LISBON (Reuters) - Portugal’s center-right Social Democrats (PSD) scored a convincing win over the Socialists in an election on Sunday, punishing the outgoing government for a 78 billion euro bailout that will bring deep austerity.
The election should end months of political uncertainty that began with the collapse of the Socialist government in March and led Lisbon to become the third country in the euro zone to seek a bailout after Greece and Ireland.
Results showed the PSD won 105 seats, or 39 percent of the vote, while the rightist CDS party obtained 24, allowing the two traditional government allies to have a strong majority in the 230-seat parliament.
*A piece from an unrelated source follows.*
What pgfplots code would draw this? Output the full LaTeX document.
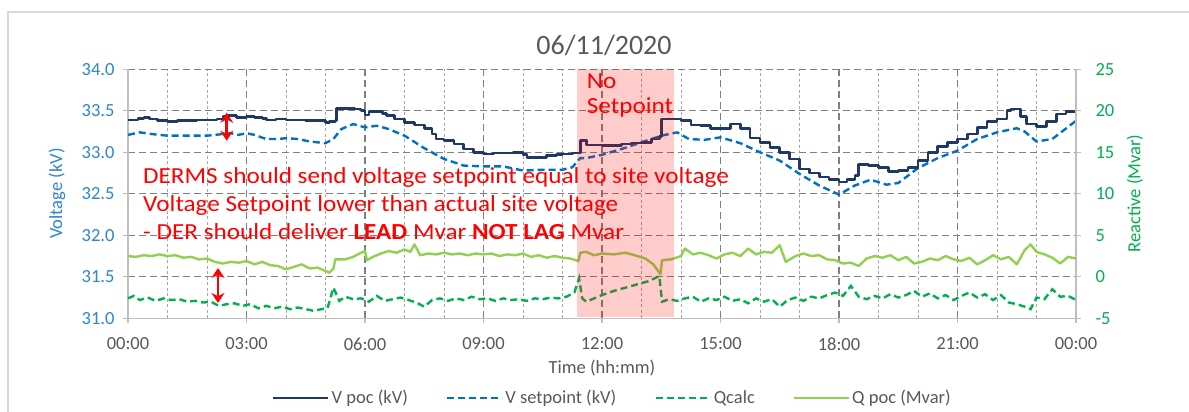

The Socialists won 73 seats, 24 less than in the last election.
“I will direct all my efforts as rapidly as possible to guarantee the country and the Portuguese will have a majority government led by the PSD that will give stability for the next four years,” Passos Coelho told his party after the election.
CDS leader Paulo Portas said he was ready to rule together with the Social Democrats, allowing the incoming government to implement the austerity measures agreed with the European Union and the IMF as part of the rescue package.
“The country has shown unequivocal will to open a window of confidence and hope for the future,” said Passos Coelho.
The election result showed that many Portuguese blamed the Socialists, in power for six years, for the country’s economic crisis.
“It’s a win that shows a big red card for Jose Socrates, who has left this country on its knees,” said Julio Peixoto, 43, carrying a giant PSD flag outside the party’s election campaign headquarters in Lisbon.
Socrates, who resigned as prime minister in March after his government failed to pass the austerity measures but stayed on in a caretaker capacity, said he was responsible for the defeat and quit as Socialist party head.
Passos Coelho said his government is fully committed to the terms of the bailout from the European Union and IMF.
He said he wanted Portugal “to win back confidence of markets which is essential for the country itself to recover.”
A center-right government will be welcomed by investors, who have lost faith in Portugal’s assets in the past few months, dumping its bonds and pushing borrowing rates to euro-era highs.
“This result will be seen as positive by markets and investors,” said Filipe Garcia, head of Informacao de Mercados Financeiros consultants in Porto. “It allows for stable government that can last the full mandate and that is positive.”
Socrates’ minority government collapsed halfway through its term, weighed down by its inability to pass legislation in parliament as the sovereign debt crisis worsened.
“This big win will avoid a political impasse, which is what led Socrates’ government to fall — it was unable to pass important legislation,” said Garcia.
A center-right coalition government should be able quickly to enact reforms and austerity measures included in the bailout, such as sweeping tax rises and deep spending cuts, to reduce Portugal’s large deficit and debt.
Still, Portugal faces its highest level of unemployment in three decades and the economy is expected to contract two percent both this year and next, presenting the new government with tough challenges as disposable incomes fall and austerity takes its toll.
So far there have been few strikes or protests against austerity measures in Portugal, unlike Greece and neighboring Spain, but analysts say that could change as the recession deepens.